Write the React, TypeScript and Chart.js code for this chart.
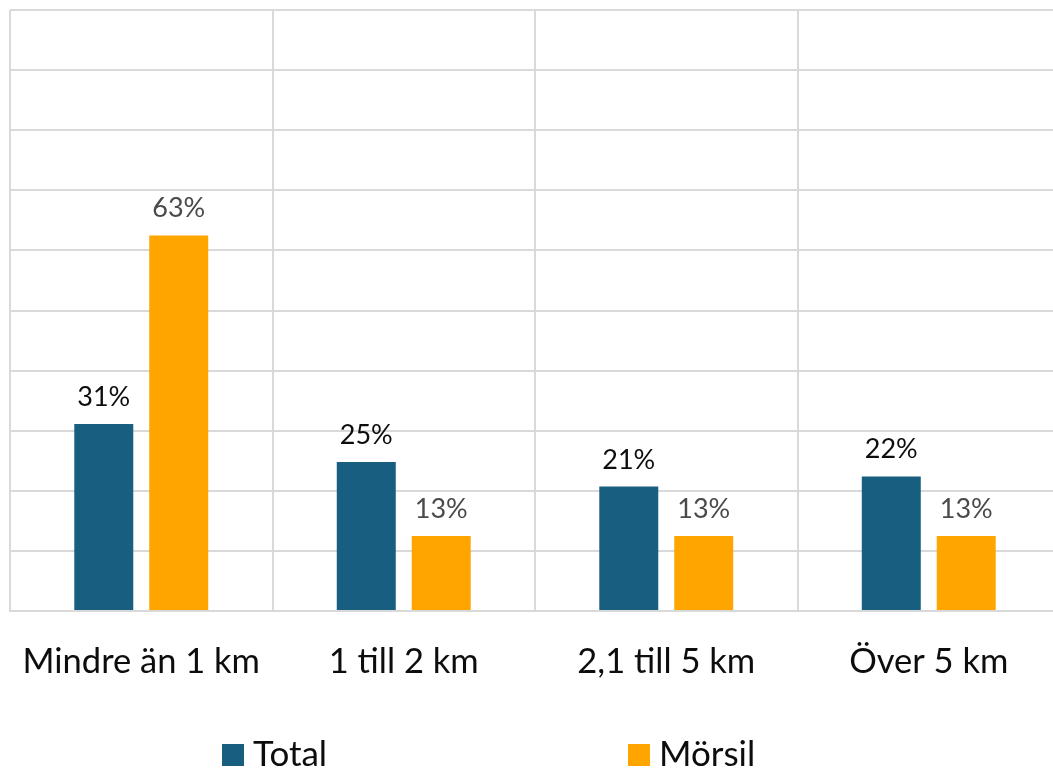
import React, { useEffect, useRef } from "react";
import { Chart, registerables } from "chart.js";

Chart.register(...registerables);

const categories = ["Mindre än 1 km", "1 till 2 km", "2,1 till 5 km", "Över 5 km"];
const totalValues = [31.1, 24.8, 20.7, 22.4];
const morsilValues = [62.5, 12.5, 12.5, 12.5];
const seriesNames = ["Total", "Mörsil"];
const seriesColors = ["#185E80", "#FFA500"];
const labelColors = ["#0d0d0d", "#4a4a4a"];

const FONT = "Lato, 'Noto Sans', sans-serif";

const valueLabelPlugin = {
  id: "valueLabels",
  afterDatasetsDraw(chart: any) {
    const ctx = chart.ctx;
    ctx.save();
    ctx.font = `27px ${FONT}`;
    ctx.textAlign = "center";
    ctx.textBaseline = "alphabetic";
    chart.data.datasets.forEach((ds: any, di: number) => {
      const meta = chart.getDatasetMeta(di);
      ctx.fillStyle = labelColors[di];
      meta.data.forEach((bar: any, i: number) => {
        const v = ds.data[i] as number;
        ctx.fillText(`${Math.round(v)}%`, bar.x, bar.y - 18);
      });
    });
    ctx.restore();
  },
};

const legendX = [222, 628];
const legendPlugin = {
  id: "customLegend",
  afterDraw(chart: any) {
    const ctx = chart.ctx;
    ctx.save();
    ctx.font = `35px ${FONT}`;
    ctx.textBaseline = "middle";
    ctx.textAlign = "left";
    chart.data.datasets.forEach((ds: any, di: number) => {
      const x = legendX[di];
      ctx.fillStyle = ds.backgroundColor;
      ctx.fillRect(x, 744, 22, 22);
      ctx.fillStyle = "#0d0d0d";
      ctx.fillText(ds.label, x + 31, 755);
    });
    ctx.restore();
  },
};

export default function App() {
  const ref = useRef<HTMLCanvasElement>(null);
  useEffect(() => {
    if (!ref.current) return;
    const chart = new Chart(ref.current, {
      type: "bar",
      data: {
        labels: categories,
        datasets: [
          { label: seriesNames[0], data: totalValues, backgroundColor: seriesColors[0], borderWidth: 0 },
          { label: seriesNames[1], data: morsilValues, backgroundColor: seriesColors[1], borderWidth: 0 },
        ],
      },
      options: {
        responsive: false,
        animation: false,
        devicePixelRatio: 1,
        layout: { padding: { left: 10, top: 10, right: 2, bottom: 89 } },
        datasets: { bar: { categoryPercentage: 0.571, barPercentage: 0.787 } },
        plugins: {
          legend: { display: false },
          tooltip: { enabled: false },
        },
        scales: {
          x: {
            grid: { display: true, offset: true, color: "#d9d9d9", lineWidth: 2, drawTicks: false },
            border: { display: true, color: "#d9d9d9", width: 2 },
            ticks: { font: { family: FONT, size: 34.5 }, color: "#0d0d0d", padding: 30, maxRotation: 0, autoSkip: false },
            afterFit(scale: any) {
              scale.height = 70;
              scale.paddingLeft = 0;
              scale.paddingRight = 0;
            },
          },
          y: {
            min: 0,
            max: 100,
            ticks: { display: false, stepSize: 10 },
            grid: { color: "#d9d9d9", lineWidth: 2, drawTicks: false },
            border: { display: false },
            afterFit(scale: any) {
              scale.width = 0;
            },
          },
        },
      },
      plugins: [valueLabelPlugin, legendPlugin],
    });
    return () => chart.destroy();
  }, []);
  return (
    <div style={{ position: "fixed", left: 0, top: 0, width: 1053, height: 770, overflow: "hidden", background: "#fff" }}>
      <canvas ref={ref} width={1062} height={770} style={{ display: "block", width: 1062, height: 770 }} />
    </div>
  );
}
══════
**Work to do**
From the data above, copy each line where the string "React" appears.

**Result for this task**
Write the React, TypeScript and Chart.js code for this chart.
import React, { useEffect, useRef } from "react";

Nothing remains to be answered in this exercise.